The unit was made as part of the construction of the Central-Wanchai bypass under contract HY/2010/06 awarded by Civil Engineering and Development Department in January 2011 for a contract sum of HK$705 million.
After much delay caused by the weather, the precast unit set off with a flotilla of tugboats from Guishan Island, which is in mainland waters and located southwest of Lantau Island, to arrive in Hong Kong in the early hours of 15 July 2013 at Tseung Kwan O.
Later in the morning during lunchtime the unit was towed delicately to its final location on the western side of the Hong Kong Convention and Exhibition Centre at Wan Chai.
Heavy, intermittent rains greeted its arrival in Victoria Harbour.
According to CEDD, the precast unit is “the size of a football pitch” measuring 120 metres long by 50 metres wide by 12 metres high and weighs 45,000 tonnes.
As an indication of its size, the volume of the unit is equivalent to the volume of water of nearly 21 Olympic standard swimming pools.
The unit was designed to float for its delivery by sea to Hong Kong.
If anyone was thinking the unit would make a grant entrance into Victoria Harbour he would be disappointed as it arrived in a manner more like a submarine rather than an aircraft carrier.

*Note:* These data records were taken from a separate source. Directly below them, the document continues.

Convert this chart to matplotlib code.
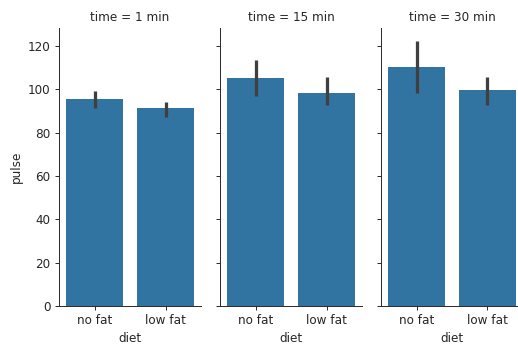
import numpy as np
import matplotlib
matplotlib.use("Agg")
import matplotlib.pyplot as plt

plt.rcParams.update({
    "font.family": "DejaVu Sans", "font.size": 10, "axes.titlesize": 10,
    "axes.labelsize": 10, "xtick.labelsize": 10, "ytick.labelsize": 10,
    "axes.edgecolor": ".15", "xtick.color": ".15", "ytick.color": ".15",
    "axes.labelcolor": ".15", "text.color": ".15",
})

times = ["1 min", "15 min", "30 min"]
diets = ["no fat", "low fat"]
# mean pulse per panel, [no fat, low fat]
means = [[95.4, 91.4], [105.2, 98.1], [110.5, 99.5]]
ci_lo = [[91.5, 87.4], [96.8, 92.6], [98.4, 92.6]]
ci_hi = [[99.4, 94.2], [113.7, 105.7], [122.4, 105.7]]

BAR = "#3274a1"; ERR = "#3f3f3f"
DPI = 86.4
W, H = 518, 355

fig = plt.figure(figsize=(W/DPI, H/DPI), dpi=DPI)
lefts = [59, 220, 381]
axes = []
for l in lefts:
    a = fig.add_axes([l/W, (H-306)/H, 142/W, 278/H], sharey=axes[0] if axes else None)
    axes.append(a)

for i, a in enumerate(axes):
    xs = np.arange(len(diets))
    a.bar(xs, means[i], 0.8, color=BAR)
    a.vlines(xs, ci_lo[i], ci_hi[i], color=ERR, lw=2.7)
    a.set_xticks(xs); a.set_xticklabels(diets)
    a.set_xlim(-0.5, 1.5)
    a.set_xlabel("diet")
    a.set_title(f"time = {times[i]}")
    a.spines["top"].set_visible(False); a.spines["right"].set_visible(False)
    if i > 0:
        a.tick_params(labelleft=False)

axes[0].set_ylim(0, 128.3)
axes[0].set_yticks(range(0, 121, 20))
axes[0].set_ylabel("pulse")
fig.savefig("out.png", dpi=DPI)
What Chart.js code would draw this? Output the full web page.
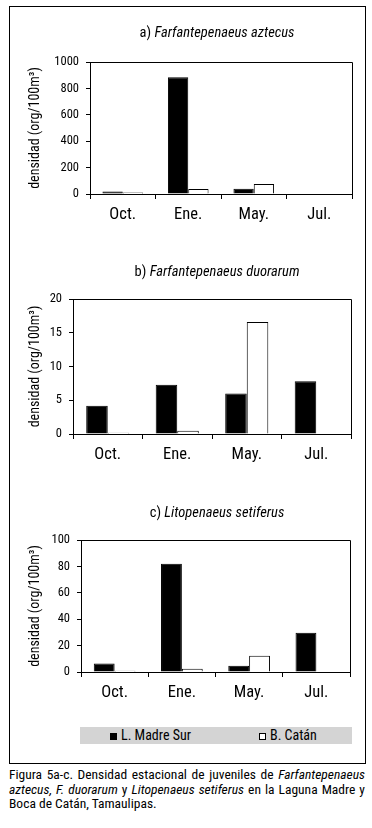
<!DOCTYPE html>
<html><head><meta charset="utf-8">
<script src="https://cdn.jsdelivr.net/npm/chart.js@4"></script>
<style>
html,body{margin:0;padding:0;background:#fff;width:372px;height:828px;overflow:hidden;position:relative;}
#frame{position:absolute;left:9px;top:6px;width:357px;height:758px;border:1px solid #000;box-sizing:border-box;}
.cv{position:absolute;left:0;}
#legend{position:absolute;left:80px;top:727px;width:272px;height:17px;background:#d4d4d4;font-family:'Roboto Condensed',sans-serif;font-size:14px;color:#000;}
.item{position:absolute;top:0;height:17px;line-height:17px;white-space:nowrap;}
.sw{position:absolute;top:6px;width:7px;height:7px;box-sizing:border-box;border:1px solid #000;}
.lt{position:absolute;top:0;}
#caption{position:absolute;left:9px;width:356px;top:767px;font-family:'Roboto Condensed',sans-serif;font-size:13.5px;line-height:14.5px;color:#000;}
.jl{text-align:justify;text-align-last:justify;}
.ll{text-align:left;}
</style>
</head><body>
<div id="frame"></div>
<canvas id="ca" class="cv" style="top:0px" width="372" height="240"></canvas>
<canvas id="cb" class="cv" style="top:240px" width="372" height="240"></canvas>
<canvas id="cc" class="cv" style="top:480px" width="372" height="240"></canvas>
<div id="legend"></div>
<div id="caption">
<div class="jl">Figura 5a-c. Densidad estacional de juveniles de <i>Farfantepenaeus</i></div>
<div class="jl"><i>aztecus, F. duorarum</i> y <i>Litopenaeus setiferus</i> en la Laguna Madre y</div>
<div class="ll">Boca de Catán, Tamaulipas.</div>
</div>
<script>
const categories = ['Oct.', 'Ene.', 'May.', 'Jul.'];
const seriesNames = ['L. Madre Sur', 'B. Catán'];
const panelPrefixes = ['a) ', 'b) ', 'c) '];
const panelSpecies = ['Farfantepenaeus aztecus', 'Farfantepenaeus duorarum', 'Litopenaeus setiferus'];
const aztecusMadre = [18, 885, 40, 0];
const aztecusCatan = [12, 38, 76, 0];
const duorarumMadre = [4.2, 7.3, 6.0, 7.8];
const duorarumCatan = [0.2, 0.5, 16.6, 0];
const setiferusMadre = [6.5, 82, 4.8, 29.7];
const setiferusCatan = [1, 2.5, 12.3, 0];
const yMaxes = [1000, 20, 100];
const yStepSizes = [200, 5, 20];
const yAxisTitle = 'densidad (org/100m\u00B3)';

const FONT = "'Roboto Condensed', sans-serif";
const seriesFill = ['#000000', '#ffffff'];

const panelTitle = {
  id: 'panelTitle',
  afterDraw(chart, args, opts) {
    const ctx = chart.ctx;
    ctx.save();
    const f1 = opts.size + 'px ' + FONT, f2 = 'italic ' + opts.size + 'px ' + FONT;
    ctx.font = f1; const w1 = ctx.measureText(opts.prefix).width;
    ctx.font = f2; const w2 = ctx.measureText(opts.species).width;
    const x = opts.x - (w1 + w2) / 2;
    ctx.textBaseline = 'middle'; ctx.fillStyle = '#000';
    ctx.font = f1; ctx.fillText(opts.prefix, x, opts.y);
    ctx.font = f2; ctx.fillText(opts.species, x + w1, opts.y);
    const a = chart.chartArea;
    ctx.strokeStyle = '#000'; ctx.lineWidth = 1;
    ctx.beginPath();
    ctx.moveTo(Math.round(a.left), Math.round(a.top) + 0.5);
    ctx.lineTo(Math.round(a.right) + 0.5, Math.round(a.top) + 0.5);
    ctx.lineTo(Math.round(a.right) + 0.5, Math.round(a.bottom) + 0.5);
    ctx.stroke();
    ctx.restore();
  }
};

function makeChart(id, i, madre, catan, L) {
  return new Chart(document.getElementById(id), {
    type: 'bar',
    data: {
      labels: categories,
      datasets: [
        {label: seriesNames[0], data: madre, backgroundColor: seriesFill[0], borderColor: '#000', borderWidth: 1,
         categoryPercentage: 0.62, barPercentage: 1.0},
        {label: seriesNames[1], data: catan, backgroundColor: seriesFill[1], borderColor: '#000', borderWidth: 1,
         categoryPercentage: 0.62, barPercentage: 1.0}
      ]
    },
    options: {
      responsive: false, animation: false,
      layout: {padding: {top: L.top, right: 372 - L.right, left: 0, bottom: 0}},
      plugins: {
        legend: {display: false}, tooltip: {enabled: false}, title: {display: false},
        panelTitle: {prefix: panelPrefixes[i], species: panelSpecies[i], x: 217, y: L.ty, size: 14.5}
      },
      scales: {
        x: {
          grid: {offset: true, drawOnChartArea: false, tickLength: 5, color: '#000'},
          border: {display: true, color: '#000', width: 1},
          ticks: {color: '#000', font: {family: FONT, size: 16.5}, padding: 6},
          afterFit: (s) => { s.height = 240 - L.bottom; }
        },
        y: {
          min: 0, max: yMaxes[i],
          grid: {drawOnChartArea: false, tickLength: 4, color: '#000'},
          border: {display: true, color: '#000', width: 1},
          ticks: {stepSize: yStepSizes[i], color: '#000', font: {family: FONT, size: 12.5}, padding: 7,
                  callback: (v) => String(v)},
          title: {display: true, text: yAxisTitle, color: '#000', font: {family: FONT, size: 14}, padding: {top: 27, bottom: 0}},
          afterFit: (s) => { s.width = L.left; }
        }
      }
    },
    plugins: [panelTitle]
  });
}

makeChart('ca', 0, aztecusMadre, aztecusCatan, {left: 90, right: 352, top: 62, bottom: 194, ty: 33});
makeChart('cb', 1, duorarumMadre, duorarumCatan, {left: 73, right: 351, top: 59, bottom: 194, ty: 32});
makeChart('cc', 2, setiferusMadre, setiferusCatan, {left: 81, right: 350, top: 60, bottom: 192, ty: 33});

const legend = document.getElementById('legend');
const legendX = [30, 179];
seriesNames.forEach((n, k) => {
  const it = document.createElement('div');
  it.className = 'item';
  it.style.left = legendX[k] + 'px';
  const sw = document.createElement('span');
  sw.className = 'sw'; sw.style.left = '0px'; sw.style.background = seriesFill[k];
  const t = document.createElement('span');
  t.className = 'lt'; t.style.left = '11px'; t.textContent = n;
  it.appendChild(sw); it.appendChild(t);
  legend.appendChild(it);
});
</script>
</body></html>
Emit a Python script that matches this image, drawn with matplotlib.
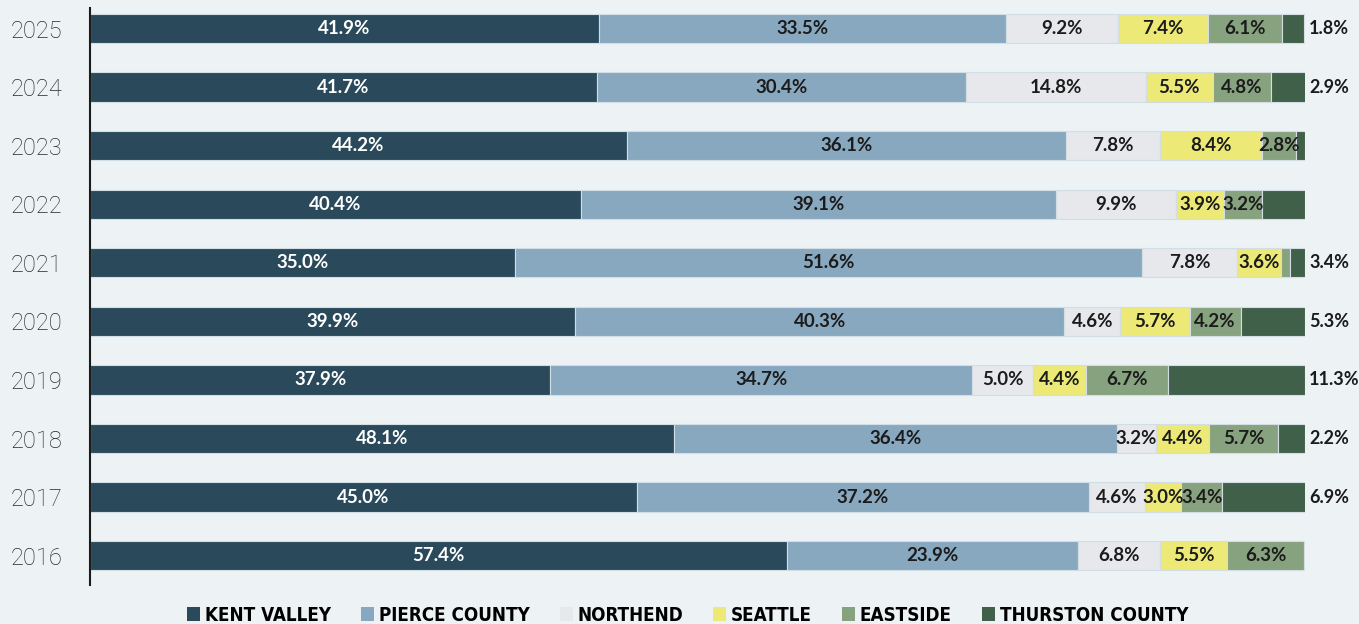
import numpy as np
import matplotlib.pyplot as plt
from matplotlib.patches import Patch

# rows listed top to bottom as they appear in the chart
years = ["2025", "2024", "2023", "2022", "2021", "2020", "2019", "2018", "2017", "2016"]

kent_valley = [41.9, 41.7, 44.2, 40.4, 35.0, 39.9, 37.9, 48.1, 45.0, 57.4]
pierce_county = [33.5, 30.4, 36.1, 39.1, 51.6, 40.3, 34.7, 36.4, 37.2, 23.9]
northend = [9.2, 14.8, 7.8, 9.9, 7.8, 4.6, 5.0, 3.2, 4.6, 6.8]
seattle = [7.4, 5.5, 8.4, 3.9, 3.6, 5.7, 4.4, 4.4, 3.0, 5.5]
eastside = [6.1, 4.8, 2.8, 3.2, 0.8, 4.2, 6.7, 5.7, 3.4, 6.3]
thurston_county = [1.8, 2.9, 0.7, 3.5, 1.2, 5.3, 11.3, 2.2, 6.9, 0.0]
# the thurston labels sit outside the bars, as printed in the source
thurston_labels = ["1.8%", "2.9%", "", "", "3.4%", "5.3%", "11.3%", "2.2%", "6.9%", ""]

series_names = ["KENT VALLEY", "PIERCE COUNTY", "NORTHEND", "SEATTLE", "EASTSIDE", "THURSTON COUNTY"]
series = [kent_valley, pierce_county, northend, seattle, eastside, thurston_county]
colors = ["#2a4a5b", "#88a8c0", "#e6e8eb", "#ece977", "#87a27e", "#41604a"]
label_colors = ["white", "#1b1b1b", "#1b1b1b", "#1b1b1b", "#1b1b1b", "#1b1b1b"]

bg = "#edf2f5"
pct_font = ["Lato", "DejaVu Sans"]

fig = plt.figure(figsize=(13.59, 6.24), dpi=100, facecolor=bg)
ax = fig.add_axes([90 / 1359, 1 - 585 / 624, 1215 / 1359, 577 / 624])
ax.set_facecolor(bg)

y = np.arange(len(years))[::-1]
left = np.zeros(len(years))

for i, (name, vals) in enumerate(zip(series_names, series)):
    vals = np.array(vals)
    ax.barh(y, vals, left=left, height=0.5, color=colors[i],
            edgecolor="#d3dde4", linewidth=0.8, label=name)
    if i < len(series) - 1:
        for yy, l, v in zip(y, left, vals):
            if v < 1.5:
                continue
            ax.text(l + v / 2, yy, f"{v:.1f}%", ha="center", va="center",
                    color=label_colors[i], fontsize=13.5, fontweight="bold",
                    family=pct_font)
    left = left + vals

for yy, lab in zip(y, thurston_labels):
    if lab:
        ax.annotate(lab, xy=(100, yy), xytext=(3, 0), textcoords="offset points",
                    ha="left", va="center", fontsize=13, fontweight="bold",
                    color="#1b1b1b", family=pct_font, annotation_clip=False)

ax.set_xlim(0, 100)
ax.set_ylim(-0.5, 9.35)
ax.set_yticks(y)
ax.set_yticklabels(years, fontsize=17, color="#2a2a2a", fontweight="light",
                   family=["Roboto", "DejaVu Sans"])
ax.tick_params(axis="y", length=0, pad=20)
ax.set_xticks([])
for s in ["top", "right", "bottom"]:
    ax.spines[s].set_visible(False)
ax.spines["left"].set_linewidth(1.5)
ax.spines["left"].set_color("#1b1b1b")

handles = [Patch(facecolor=c, edgecolor="none") for c in colors]
fig.legend(handles, series_names, loc="center", bbox_to_anchor=(0.506, 0.0144),
           ncol=6, frameon=False, handlelength=0.7, handleheight=0.7,
           handletextpad=0.25, columnspacing=1.6,
           prop={"family": ["DejaVu Sans"], "stretch": "condensed",
                 "weight": "bold", "size": 13.5})

fig.savefig("out.png", dpi=100, facecolor=bg)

Derek Zen Wei-peu, chairman and executive director of Leader’s parent company Build King Holdings, said the delivery was made particularly difficult as many different factors, such as the weather, sea conditions, tides and availability of heavy cranes, all had to come together at the same time before the journey could be made.
In its final position, the unit sits on 51 piles and surprisingly, is not fully submerged.
“This is the design, a part is above water. This is why floating is so difficult as the centre of gravity is extremely difficult to calculate,” Zen said.